The straight road is not always the shortest. There are times where there are many valid ways and it is the choice which makes the way.

Wrestling with a butterfly

Wrestling with a butterfly

There is a chasm of difference between an edged contact and any other. The mechanical increase in pressure due to the edge geometry makes being tough and solid far less desirable compared to the art of footwork and general locomotion.

I would like to offer a few ideas for your future work to increase the value you place on gentleness and whole movement of the entire body. The reason for it is your prolonged wellbeing and hopefully increased ability and grace through life. The idea for this writing came from viewing sword work by the talented Natasha Kopylova (her videos have a graceful progression of body movement that channels to the limbs and tools and a free play of contact work without the pretense of toughness and resistance) coupled with my nature walks and many lessons from my students.

Movement within movement

Have your partner stand and move the mass from leg to leg. Progress to moving so the feet peel off the ground and turn in place slightly. Start prodding gently with a dry twig and have them combine two movements within one contact. The goal is to keep the twig from breaking and yourself from losing your movement. Achieving both goals will let you move both gently and with inner control.

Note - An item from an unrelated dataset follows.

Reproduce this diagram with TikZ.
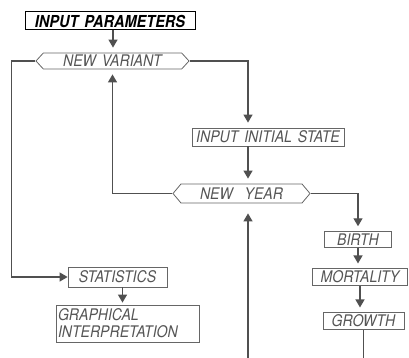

Understanding of lines of movement

Take a stick and hold it by pressing lightly on both ends, each with one finger. Use only enough pressure to keep the stick in your grasp and start the work. Have your partner first stand and close both eyes. Move the stick through the body as your partner relaxes to allow the stick to pass through without creating resistance and breaking the pressure, which holds the stick in your hands. Achieving this will release within you r body smoother movement and you will feel more as one piece moving in harmony.

Throwing a bell

Find a little bell or a children toy that works the same and stand where there is no precious glass. Throw it in the air and instead of catching it when it descends, match its movement and add to it to bring it in a curve to another throw. The hidden meaning of this movement is to contact without resistance or manipulation. Imagine a blade edge meeting a blade edge as it is often seen in film. Will the blades survive such a meeting? Why not choose to join instead of obstruct.

Keeping the path open

Take a water bottle or a short stick and stand a few paces from your partner. Throw the object straight at your partner and start walking. When the stick comes flying your way, do the following. Keep breathing, move out of the path and make contact so you match the path of the stick and press it between your body and upper limbs. Keep moving and throw the stick back to your moving partner using your movement and breath. This drill is simple but will give you greater eye awareness and give you possibilities of matching and catching without sacrificing your freedom of movement. Value your freedom.

Keep safe by keeping in motion both within and outside. Let yourself be as graceful as you can be by learning from any teacher that comes your way, from the bird perching to the lady dancing with the sword.

When you let everyone teach you, you are open to many more lessons and here is a very nice one in grace and much more.

The title of wrestling with a butterfly is simple. If you can communicate and move in the world without harming the delicate and fragile, you are truly free and thus truly powerful.